With condo buildings sprouting from vacant lots and talk of lifting height restrictions on its high-rises, Hollywood offers one of the best illustrations of Los Angeles' push toward population density. In the heart of this quickly changing neighborhood, in an appropriately tiny storefront gallery, two exhibitions show the direction of L.A. through studies of micro apartments and multifamily apartments.
"How Small Is Too Small" and "By-Right/By-Design," running until Aug. 4 at the WuHo Gallery, examine a future that, the exhibits propose, is already partially here.
A micro-unit, here defined as an apartment of 300 square feet or less, is already a reality in cities such as New York and Tokyo, and many Angelenos no doubt already live with even less. But increasingly architects and developers have created plans for tiny, efficient, well-designed apartments in hopes of catering to specific -- and growing -- audiences.
“A lot of things have happened in recent years in the dynamic of demographics that make this a viable option for people,” said Takako Tajima, who curated "How Small Is Too Small" with Katrina Stoll Szabo and Daina Swagerty. She pointed to the single, childless young professionals who now make up 28% of the population, as well as all of the baby boomers who are downsizing as they age.
A 300-square-foot apartment fabricated by Specialized Construction fits snugly in the 15-foot-wide WuHo Gallery, allowing visitors to try on a micro-unit for size. To create a feeling of transparency and an understanding of the structure, the micro-apartment has no drywall; instead, untreated dimensional lumber frames the elements, and fixtures such as toilets, sinks and counters have been made from fiberboard, helping to illustrate the flexible nature of the layout. Visitors can move about the floor plan, which feels spacious with sparse white Ikea furnishings.
The exhibition also shows the demographic shifts driving the micro-unit trend. Of particular note is a sobering jobs report for the Los Angeles region: The lowest-paying jobs are growing the fastest.
“When you look at that and then look at the rents, you say, OK, we really need to provide affordable housing,” Tajima said.
Tajima and her team mapped two hubs of this trend: One is a cluster of affordable housing projects in Santa Monica, and the other is a group of transitional housing projects in downtown by developers including the Skid Row Housing Trust. If Tajima’s theory is correct, the region will need many more.
At the front of the gallery, "By-Right/By-Design" is curated by architect and USC professor Liz Falletta, who juxtaposes historic and contemporary examples of multifamily housing in Los Angeles. The show plays out as a companion to the concepts put forth in the Getty’s Pacific Standard Time Presents initiative, which highlights how architects grappled with issues such as affordability and privacy during the postwar housing boom. In most cases, the single-family house with attached garage and lawn won out, but Falletta makes the case for L.A. as an innovator in multifamily living, citing examples including luxurious courtyard apartments such as Irving Gill’s Horatio West Court as well as Gregory Ain’s stylish yet affordable Mar Vista Tract.
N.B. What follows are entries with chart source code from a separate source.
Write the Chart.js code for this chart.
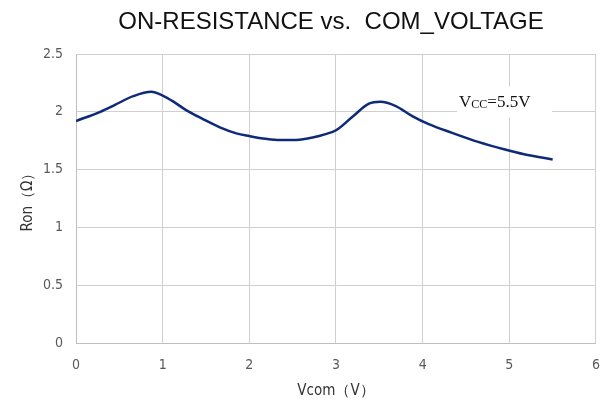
<!DOCTYPE html>
<html>
<head>
<meta charset="utf-8">
<script src="https://cdn.jsdelivr.net/npm/chart.js@4/dist/chart.umd.min.js"></script>
<style>
  html, body { margin: 0; padding: 0; background: #fff; }
  #wrap { width: 614px; height: 405px; position: relative; }
</style>
</head>
<body>
<div id="wrap"><canvas id="ronChart"></canvas></div>
<script>
// ── data ───────────────────────────────────────────────────────────────────
const vcom = [0, 0.28, 0.45, 0.66, 0.87, 1.0, 1.12, 1.27, 1.47, 1.66, 1.85, 2.0, 2.19, 2.35, 2.54, 2.73, 2.88,
              3.0, 3.19, 3.38, 3.51, 3.69, 3.88, 4.07, 4.34, 4.64, 4.95, 5.17, 5.5];
const ron  = [1.92, 2.0, 2.06, 2.135, 2.173, 2.14, 2.09, 2.015, 1.935, 1.865, 1.813, 1.79, 1.766, 1.755, 1.757, 1.778, 1.807,
              1.84, 1.957, 2.07, 2.087, 2.05, 1.963, 1.893, 1.818, 1.74, 1.674, 1.633, 1.587];
const xTicks = [0, 1, 2, 3, 4, 5, 6];
const yTicks = [0, 0.5, 1, 1.5, 2, 2.5];
const chartTitle = 'ON-RESISTANCE vs.  COM_VOLTAGE';
const noteText = ['V', 'CC', '=5.5V'];

const tickFont = { family: '"Liberation Sans Narrow", "DejaVu Sans Condensed", "Liberation Sans", sans-serif', size: 14 };
const gridColor = '#cfcfcf';

// title + Vcc note drawn on top of the chart
const decorPlugin = {
    id: 'decor',
    afterDraw(chart) {
        const ctx = chart.ctx;
        ctx.save();
        ctx.fillStyle = '#111';
        ctx.font = '24px "Liberation Sans", Arial, sans-serif';
        ctx.textAlign = 'center';
        ctx.textBaseline = 'middle';
        ctx.fillText(chartTitle, 331, 22);
        ctx.restore();
    },
    afterDatasetsDraw(chart) {
        const ctx = chart.ctx;
        const xs = chart.scales.x, ys = chart.scales.y;
        // note sits around Vcom≈4.4, Ron≈2.05
        const left = xs.getPixelForValue(4.42), cy = ys.getPixelForValue(2.09);
        ctx.save();
        ctx.fillStyle = '#fff';
        ctx.fillRect(left - 2, cy - 15, 95, 31);
        ctx.fillStyle = '#111';
        ctx.textBaseline = 'alphabetic';
        ctx.textAlign = 'left';
        const big = '17px "Liberation Serif", "Times New Roman", serif';
        const small = '12px "Liberation Serif", "Times New Roman", serif';
        let x = left;
        const base = cy + 6;
        ctx.font = big; ctx.fillText(noteText[0], x, base); x += ctx.measureText(noteText[0]).width;
        ctx.font = small; ctx.fillText(noteText[1], x, base + 1); x += ctx.measureText(noteText[1]).width;
        ctx.font = big; ctx.fillText(noteText[2], x, base);
        ctx.restore();
    }
};

new Chart(document.getElementById('ronChart'), {
    type: 'line',
    data: {
        datasets: [{
            data: vcom.map((v, i) => ({ x: v, y: ron[i] })),
            borderColor: '#0f2a78',
            borderWidth: 2.5,
            pointRadius: 0,
            tension: 0.4,
            cubicInterpolationMode: 'monotone',
            fill: false
        }]
    },
    options: {
        responsive: true,
        maintainAspectRatio: false,
        animation: false,
        layout: { padding: { top: 54, right: 16, left: 0, bottom: 0 } },
        plugins: {
            legend: { display: false },
            tooltip: { enabled: false }
        },
        scales: {
            x: {
                type: 'linear',
                min: 0, max: 6,
                afterBuildTicks: s => { s.ticks = xTicks.map(v => ({ value: v })); },
                afterFit: s => { s.height = 62; },
                ticks: { font: tickFont, color: '#595959', padding: 14, maxRotation: 0, callback: v => String(v) },
                grid: { color: gridColor, lineWidth: 1, drawTicks: false },
                border: { color: '#bfbfbf' },
                title: {
                    display: true,
                    text: 'Vcom（V）',
                    color: '#333',
                    font: { family: tickFont.family, size: 15 },
                    padding: { top: 0, bottom: 5 }
                }
            },
            y: {
                min: 0, max: 2.5,
                afterBuildTicks: s => { s.ticks = yTicks.map(v => ({ value: v })); },
                afterFit: s => { s.width = 76; },
                ticks: { font: tickFont, color: '#595959', padding: 13, callback: v => String(v) },
                grid: { color: gridColor, lineWidth: 1, drawTicks: false },
                border: { color: '#bfbfbf' },
                title: {
                    display: true,
                    text: 'Ron（Ω）',
                    color: '#333',
                    font: { family: tickFont.family, size: 15 },
                    padding: { top: 19, bottom: 0 }
                }
            }
        }
    },
    plugins: [decorPlugin]
});
</script>
</body>
</html>
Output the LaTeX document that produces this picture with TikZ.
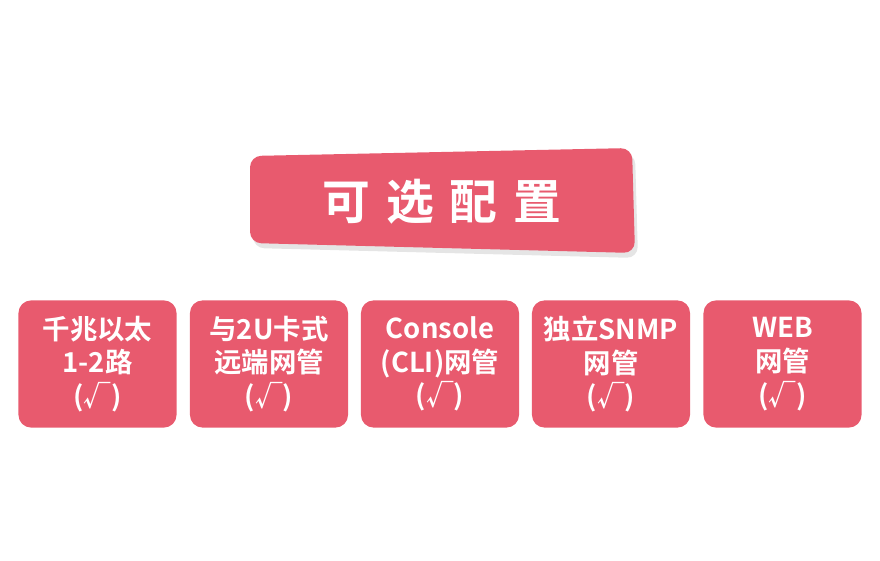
\documentclass[tikz,border=0pt]{standalone}
\usepackage{fontspec}
\setmainfont{Noto Sans CJK SC Bold}
\usetikzlibrary{shadows,positioning}
\definecolor{rosered}{HTML}{E85A6E}
\begin{document}
\begin{tikzpicture}[x=0.025cm,y=-0.025cm,
    option/.style={fill=rosered,rounded corners=9pt,minimum width=3.95cm,minimum height=3.18cm,
      text=white,align=center,font=\fontsize{19.5}{24}\selectfont,inner sep=0pt}]
    \useasboundingbox (0,0) rectangle (880,560);

    % title panel with a slight perspective
    \fill[black!10,rounded corners=8pt] (253,161) -- (635,153) -- (638,258) -- (253,248) -- cycle;
    \fill[rosered,rounded corners=8pt] (250,156) -- (632,148) -- (635,253) -- (250,243) -- cycle;
    \node[text=white,font=\fontsize{34}{38}\selectfont] (title) at (442,202) {可\,\,选\,\,配\,\,置};

    % option boxes
    \node[option] (opt1) at (97.5,364)  {千兆以太\\1-2路\\(√)};
    \node[option] (opt2) at (269,364)   {与2U卡式\\远端网管\\(√)};
    \node[option] (opt3) at (440,364)   {Console\\(CLI)网管\\(√)};
    \node[option] (opt4) at (611,364)   {独立SNMP\\网管\\(√)};
    \node[option] (opt5) at (782.5,364) {WEB\\网管\\(√)};
\end{tikzpicture}
\end{document}
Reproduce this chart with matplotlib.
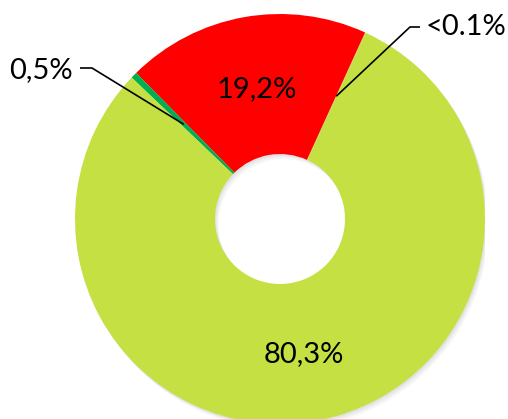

Falletta demonstrates how changing attitudes paired with zoning modifications are finally bringing elements of those historic projects to fruition.
“I’m trying to take lessons from these and exemplify them through contemporary projects,” she said.
The show demonstrates how, for example, Gill’s design shares similar aspirations with the Heyday Partnership’s Buzz Court, a six-unit Silver Lake project on a tiny lot, constructed under the city’s small lot ordinance. “It’s only viable now because we have a new ordinance that changes our setbacks,” Falletta said.
Although Falletta and Tajima hope to inspire the designers, planners and developers who can build more of these kinds of projects, they also hope to spark a conversation around their viability: Can Los Angeles truly support this kind of high-density, low-footprint life? In some areas, such as Santa Monica or downtown L.A., the answer might be yes. But in other places, cities might need to improve transportation, add parks or other public recreation space, and build more walkable business districts before Southern Californians will give up those lawns and garages. These shows are not just an exploration of exemplary design, but also a provocation for the city to step up and support a new way of living.
WuHo Gallery, a facility that Woodbury University shares with the Los Angeles Forum for Architecture and Urban Design, is at 6518 Hollywood Blvd. Hours are noon to 5 p.m. Fridays, Saturdays and Sundays.